風已經沒有那麼猛烈,但前方卻模糊不清,空氣流動的凝滯,帶來的後果就是大片的霧霾。
濃霧弄濕了獅鷲的羽毛,唐嘯也感覺得到,他剛烤幹的衣服又沾上了水汽,緊貼在身上。
他們進入了讚加沼澤的領空。
這是一片安靜的沼澤,巨大的蘑菇拔地而起,在濃霧中像一個個可怕的巨型雕塑。唐嘯費力地睜大眼,不斷調整獅鷲的方向。
霧實在太濃了,他幾乎看不清前方的東西,很快獅鷲的羽毛都濕乎乎地粘在身上,飛行開始變得費力起來。
也許是時候休息一下?
唐嘯這樣想著的時候,突然感覺到有人在濃霧裏盯著他,他警覺地轉過頭去,但什麼也沒有看到。
“是錯覺嗎?”
就在唐嘯自言自語的時候,他又感覺後頸發涼,被人盯梢的感覺又來了。
他再一次謹慎地轉過頭去,除了空氣中飄蕩的濃霧,什麼都沒有。
“神經過敏?”
從鼻腔裏發出一聲嗤笑,唐嘯決定還是好好看著前方的路,‘墜鷲事故’隻玩一次就夠了。
但這一次,幸運沒有再眷顧他,當獅鷲飛過一大片蘑菇傘蓋時,劇烈的痛苦襲擊了唐嘯。
那種痛苦,仿佛有人將一把跳跳糖撒進了大腦裏,強烈的爆炸感不斷在腦中出現,同時,胸腔像是被人踩住,呼吸開始不暢。
身下的獅鷲發出了悲鳴,它能感覺到主人遭受了襲擊。
唐嘯下意識地抓住了喉嚨,他需要更多空氣,可是氣管不斷收縮,簡直就好像患上了什麼疾病一樣。
有什麼黑乎乎的東西飄過他的身邊。
那是一個長著細長獠牙的藍皮生物,但他的皮膚上覆蓋著一層黑光,將他白色的獠牙也襯成了黑色。
巨魔牧師,暗影係。
巨魔以非常緩慢的速度慢慢飄落,很顯然他為自己施加了緩落術。這種法術能在一段時間內讓他身輕如燕,哪怕從高空墜落,也不至於摔死。

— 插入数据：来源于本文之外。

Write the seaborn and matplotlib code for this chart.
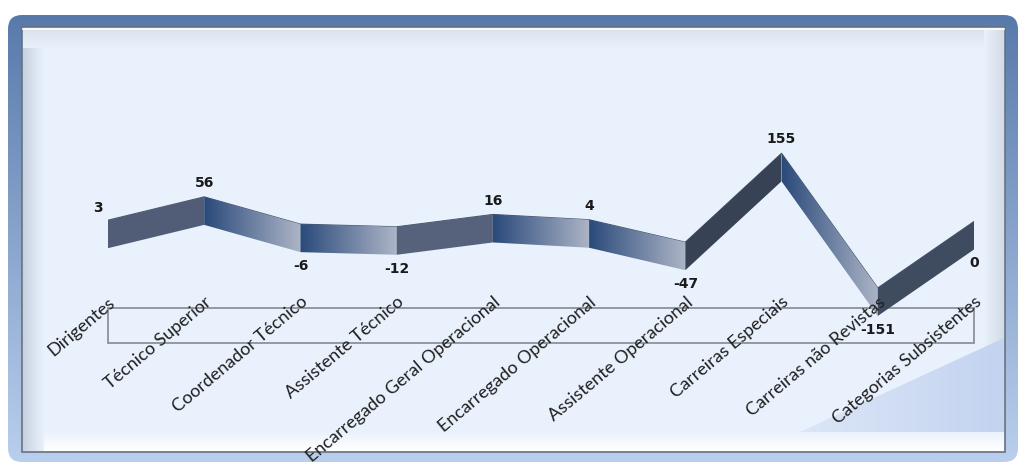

而他手中亮起的黑光,仍不斷飛向唐嘯,每當唐嘯的痛苦稍微減輕一些,巨魔便再次將這可怕的法術再次施加到他身上。
牧師並不都是治療,就好像光明無法企及的地方一定是黑暗,如果一個牧師將他的力量運用到另一麵,那就是暗影牧師,他們會給予敵人無盡的壓抑與痛苦。真言術·韌是牧師能為自己及隊友釋放的增益法術,相對的,他們攻擊敵人的法術便名為暗言術·痛。
不過這個巨魔牧師還真是看得起唐嘯,他不僅對唐嘯釋放了暗言術,還在他身上播下了噬靈瘟疫。
唐嘯深知作為一名戰士,他根本無力抵抗這種攻擊。